The telephone rang and my 'son of a fun' announced that he scored a Summer Quarter in Fluid Dynamics taught by ME Dept and so he wouldn't be traveling that summer.

I said fine, since he was expecting it, and I was all for SQ which is a boon to students to improve their grades; and in any case
Fluid Dynamics is a weird subject taught in different screwy ways by ME, CE, Ch E, AE, Math, and KK: it is like our Paanchaali Pancha Bhartrika (Draupadi with 5 husbands and an unfortunate sixth passed over).

My mom was curious and I told her that my son flunked in one subject.

She raised her voice haughtily and proclaimed: "None in our family ever failed in any Exam so far", thereby indicating that my son shattered all her Guinness Records.

Of course she was in a denial mode, the birth right of women crossing 80 and achieving a selectively convenient amnesia.
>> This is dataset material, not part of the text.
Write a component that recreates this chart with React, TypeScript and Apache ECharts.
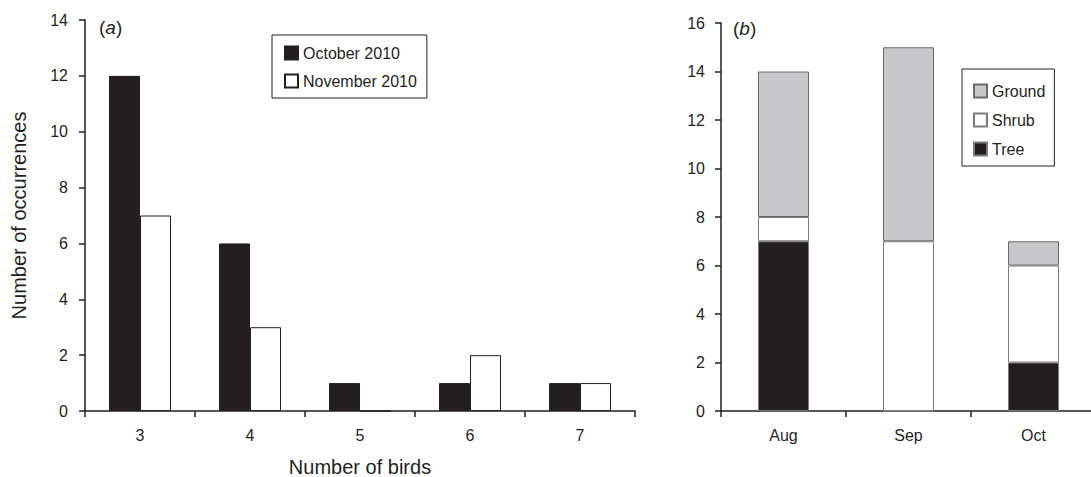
import React, { useEffect, useRef } from "react";
import * as echarts from "echarts";

// Panel (a): flock sizes
const birdCounts = ["3", "4", "5", "6", "7"];
const october2010 = [12, 6, 1, 1, 1];
const november2010 = [7, 3, 0, 2, 1];

// Panel (b): foraging strata by month
const months = ["Aug", "Sep", "Oct"];
const treeCounts = [7, 0, 2];
const shrubCounts = [1, 7, 4];
const groundCounts = [6, 8, 1];

const INK = "#231f20";
const GREY = "#c8c8ca";
const FONT = "Liberation Sans, Arial, sans-serif";

export default function App() {
  const ref = useRef<HTMLDivElement>(null);

  useEffect(() => {
    if (!ref.current) return;
    const chart = echarts.init(ref.current, undefined, { renderer: "svg" });

    const axisLine = { show: true, lineStyle: { color: INK, width: 1.5 } };
    const axisTick = { show: true, inside: false, length: 6, lineStyle: { color: INK, width: 1.5 } };
    const axisLabel = { color: INK, fontSize: 16, fontFamily: FONT };
    const nameStyle = { color: INK, fontSize: 20, fontFamily: FONT };
    const legendText = { color: INK, fontSize: 16, fontFamily: FONT };
    const panelLabel = {
      n: { fontSize: 19, fontFamily: FONT, fill: INK },
      i: { fontSize: 19, fontFamily: FONT, fontStyle: "italic", fill: INK },
    };

    chart.setOption({
      animation: false,
      textStyle: { fontFamily: FONT, color: INK },
      grid: [
        { left: 85, top: 20, width: 550, height: 391, outerBoundsMode: "none", containLabel: false },
        { left: 721, top: 23, width: 375, height: 388, outerBoundsMode: "none", containLabel: false },
      ],
      xAxis: [
        {
          gridIndex: 0,
          type: "category",
          data: birdCounts,
          axisLine,
          axisTick,
          axisLabel: { ...axisLabel, margin: 16 },
          name: "Number of birds",
          nameLocation: "middle",
          nameGap: 46,
          nameTextStyle: nameStyle,
        },
        {
          gridIndex: 1,
          type: "category",
          data: months,
          axisLine,
          axisTick,
          axisLabel: { ...axisLabel, margin: 16 },
        },
      ],
      yAxis: [
        {
          gridIndex: 0,
          type: "value",
          min: 0,
          max: 14,
          interval: 2,
          axisLine,
          axisTick,
          splitLine: { show: false },
          axisLabel: { ...axisLabel, margin: 17 },
          name: "Number of occurrences",
          nameLocation: "middle",
          nameGap: 56,
          nameTextStyle: nameStyle,
        },
        {
          gridIndex: 1,
          type: "value",
          min: 0,
          max: 16,
          interval: 2,
          axisLine,
          axisTick,
          splitLine: { show: false },
          axisLabel: { ...axisLabel, margin: 16 },
        },
      ],
      legend: [
        {
          data: ["October 2010", "November 2010"],
          orient: "vertical",
          left: 272,
          top: 35,
          padding: [10, 10, 9, 12],
          itemGap: 12,
          itemWidth: 13,
          itemHeight: 13,
          icon: "rect",
          borderColor: INK,
          borderWidth: 1,
          textStyle: legendText,
        },
        {
          data: ["Ground", "Shrub", "Tree"],
          orient: "vertical",
          left: 962,
          top: 69,
          padding: [14, 9, 9, 11],
          itemGap: 13,
          itemWidth: 13,
          itemHeight: 13,
          icon: "rect",
          borderColor: INK,
          borderWidth: 1,
          textStyle: legendText,
        },
      ],
      series: [
        {
          name: "October 2010",
          type: "bar",
          xAxisIndex: 0,
          yAxisIndex: 0,
          data: october2010,
          barWidth: 31,
          barGap: "0%",
          itemStyle: { color: INK, borderColor: INK, borderWidth: 1 },
        },
        {
          name: "November 2010",
          type: "bar",
          xAxisIndex: 0,
          yAxisIndex: 0,
          data: november2010,
          barWidth: 31,
          barGap: "0%",
          itemStyle: { color: "#ffffff", borderColor: INK, borderWidth: 1 },
        },
        {
          name: "Tree",
          type: "bar",
          stack: "strata",
          xAxisIndex: 1,
          yAxisIndex: 1,
          data: treeCounts,
          barWidth: 51,
          itemStyle: { color: INK, borderColor: "#7a7a7a", borderWidth: 1 },
        },
        {
          name: "Shrub",
          type: "bar",
          stack: "strata",
          xAxisIndex: 1,
          yAxisIndex: 1,
          data: shrubCounts,
          barWidth: 51,
          itemStyle: { color: "#ffffff", borderColor: "#7a7a7a", borderWidth: 1 },
        },
        {
          name: "Ground",
          type: "bar",
          stack: "strata",
          xAxisIndex: 1,
          yAxisIndex: 1,
          data: groundCounts,
          barWidth: 51,
          itemStyle: { color: GREY, borderColor: "#6a6a6a", borderWidth: 1 },
        },
      ],
      graphic: [
        {
          type: "text",
          left: 99,
          top: 18,
          style: { text: "{n|(}{i|a}{n|)}", rich: panelLabel },
        },
        {
          type: "text",
          left: 733,
          top: 19,
          style: { text: "{n|(}{i|b}{n|)}", rich: panelLabel },
        },
      ],
    });

    return () => chart.dispose();
  }, []);

  return (
    <div
      ref={ref}
      style={{ position: "fixed", left: 0, top: 0, width: 1091, height: 477, background: "#ffffff" }}
    />
  );
}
She forgot that I was witness to her both brothers failing; one in SCC and the other in MD in first attempt. And her eldest daughter in MD, next one in Class VIII, the next but one in Class X and B Com, and sundry in-laws and out-laws in various exams and so on...

She only remembers the University Firsts {;-}

But she thought that it was a well-kept secret that her husband (before she married him) flunked in Physics Lab...she didn't know that I, being the only son among his six daughters, was a Father Confessor to my Father; and he told all about his bahana that he was shifted midway to a different table on which he forgot to orient the Coil of his Tangent Galvanometer in the Magnetic Meridian at the Christian College, Madras; and the Examiner didn't show any Christian Forgiveness.

He also told me that his marriage flouted the Sarda Act, which stipulated that the bride should be at least 14 at the time of her marriage. I didn't pursue the matter but was amazed at another of those Bizarre Coincidences since my mom's name happened to be Sarda. I always thought that the Sarda Act referred to girls as a class. When I came across a student in my First Year Lab named Sarda, I asked him casually if he heard of Sarda Act and he replied that the Rai Saheb Harbilas Sarda who propelled this Act through the British Indian Legislature in 1929 was his great-grandfather.

But I digress.

My Father also told me that he got:

1. A silver dining plate of a few kg
2. A full dress-suit
3. A gold ring of a few sovereigns
4. A Favre-Leuba wrist watch

as wedding gifts, gloating that such expensive goodies were unheard of (for a chap who ignored magnetic meridian).

It is this last (wrist watch) that fascinated me in my childhood mainly because I was not allowed to touch it; and so I was dying to fiddle with it (a lesson in child-rearing).

I used to watch my Father key-in his precious watch daily; and that made a nice creaking sound.

I also saw him once pull out the 'key button' and turn it a little to adjust time.

This simply fascinated me and I was dying to do it.

One day, when I was about 5 years old, I opened my Father's Table Drawer where he used to safe-keep his watch when he went for his bath, took it out, pulled the 'key button' and turned it this way and that to my heart's content, pushed it back, kept it in and closed the Drawer.

Before leaving for his school, my Father opened the Drawer to wear his watch and discovered that it was ticking like the devil, but was running more than 5 hours fast. He was mystified that a Favre-Leuba played such ignoble pranks, but adjusted the time and left for school where he found it runng like a ruddy chronometer, correct to the second.

This went on for a few days and the mystery was making him lose his sleep.

But on the ninth day, when I was having my fun with his Favre-Leuba, someone (must be my younger nuisance sister) rushed into the room, and I had to drop it back in a hurry forgetting to push in the 'key-button'.

The cat with nine lives was finally out of the bag!